Die Früchte seiner Gründung sind heute noch beim Museumsrundgang zu genießen. Die vielen wertvollen Möbel und Kunstwerke in der großzügigen Patrizierwohnung zeugen vom Reichtum, der hier erwirtschaftet wurde. Die Druckerei ist noch komplett eingerichtet. Zwei Druckpressen gehen auf die Gründungszeit des Unternehmens zurück und sind die ältesten erhaltenen Pressen der Welt. Dazu kommt die Bibliothek mit rund 25.000 alten Bänden. Natürlich gibt sie einen fast vollständigen Überblick über die Buchproduktion des Hauses. Aber auch viele andere Werke und zahlreiche Handschriften stehen hier. Denn diese Bibliothek diente als Arbeitsbibliothek, beispielsweise bei der Vorbereitung neuer Textausgaben von Autoren der Antike oder der Werke der Kirchenväter.
Das gesamte Ensemble ist so besonders, dass es 2005 als erstes solitaires Museum in die Liste des UNESCO-Weltkulturerbes aufgenommen wurde. Andere Museen auf der Liste wurden stets im Zusammenhang mit einem großen Areal in die Liste eingetragen.

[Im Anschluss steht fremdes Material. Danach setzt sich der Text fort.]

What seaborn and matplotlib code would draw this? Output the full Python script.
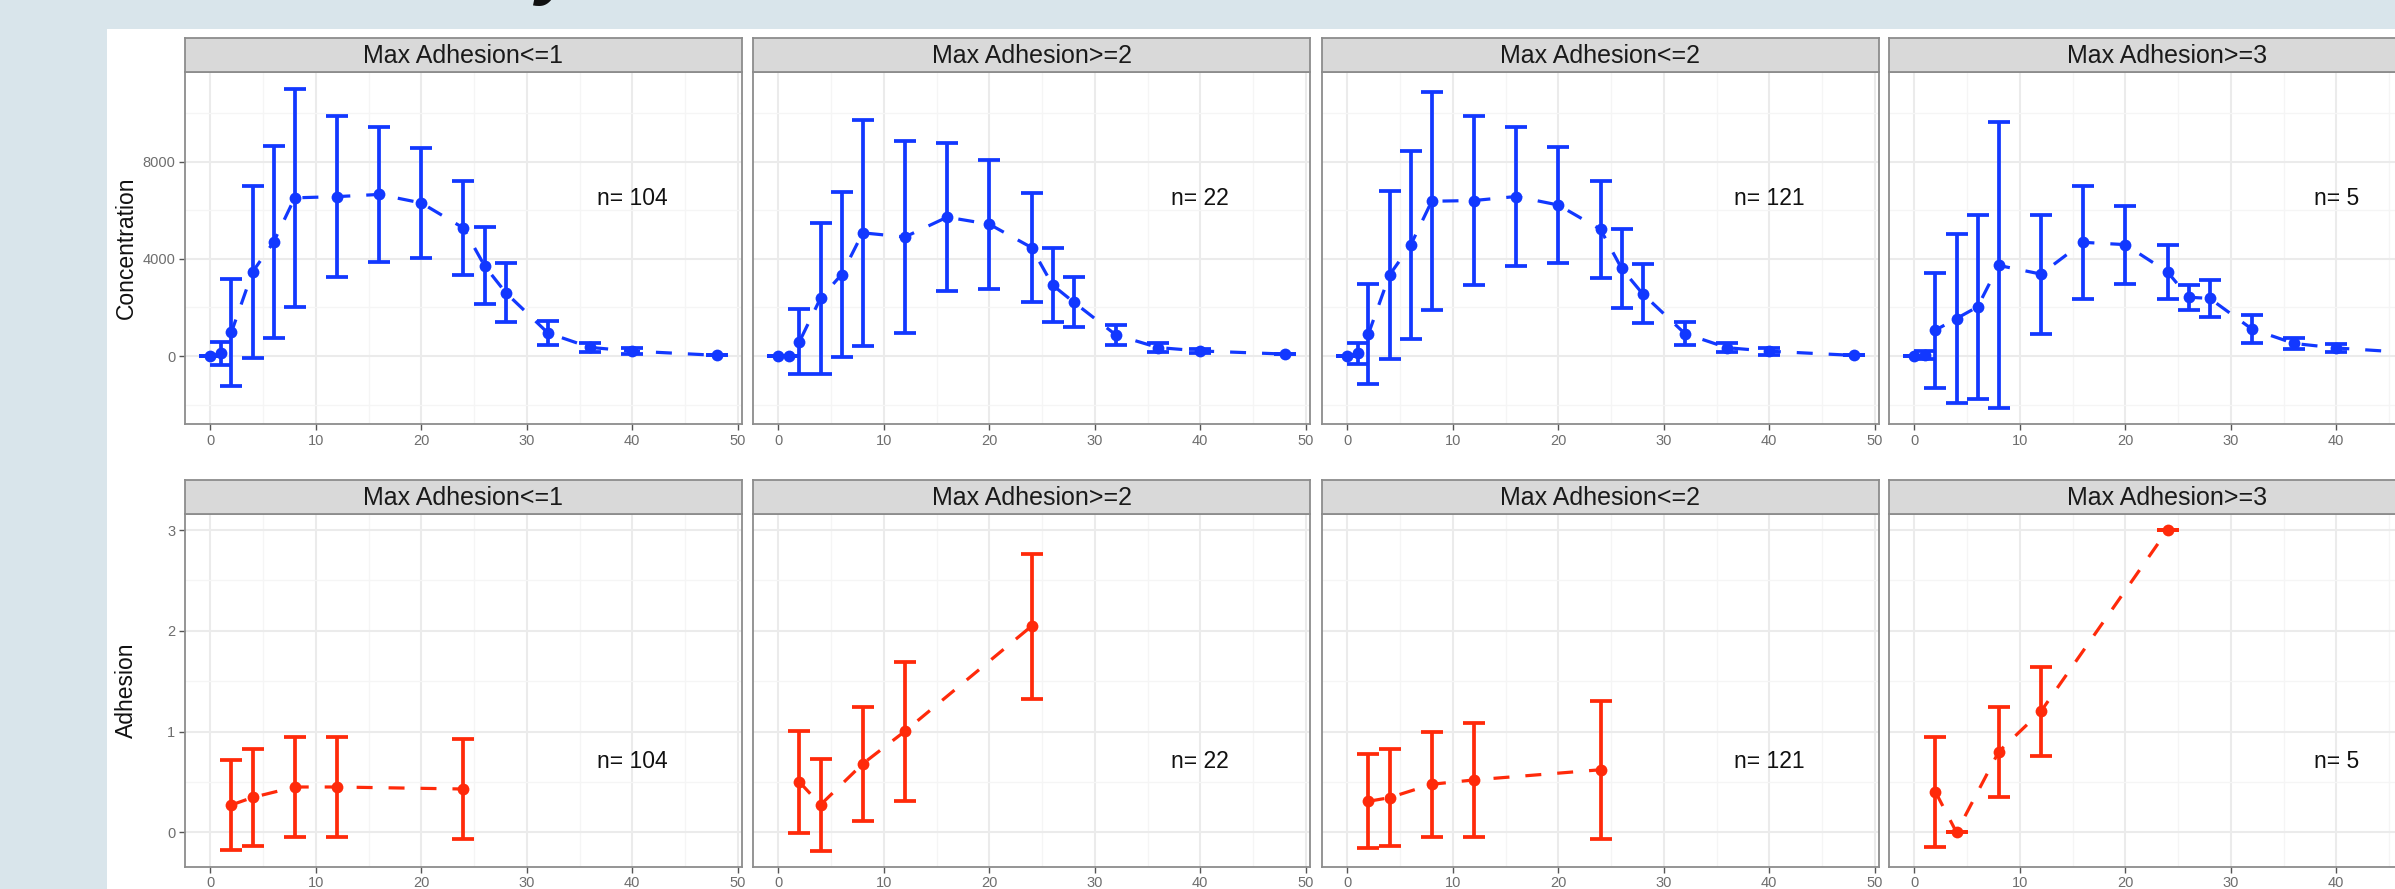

Die vatikanischen Museen beispielsweise als Teil von Vatikanstadt oder der Louvre als wichtiger Bestandteil des Weltkulturerbes Pariser Seineufer.
Und hier geht es ins Museum:
Zum Museum Plantin-Moretus
Und wenn Sie schon in Antwerpen sind, nutzen Sie die Gelegenheit und schauen Sie sich auch noch andere Kulturschätze dieser Stadt an. Beispielsweise das Rubens Haus mit Werkstatt und Wohnung dieses großen Künstlers. Er arbeitete übrigens eng mit Moretus zusammen und illustrierte zahlreiche Bücher des Verlags.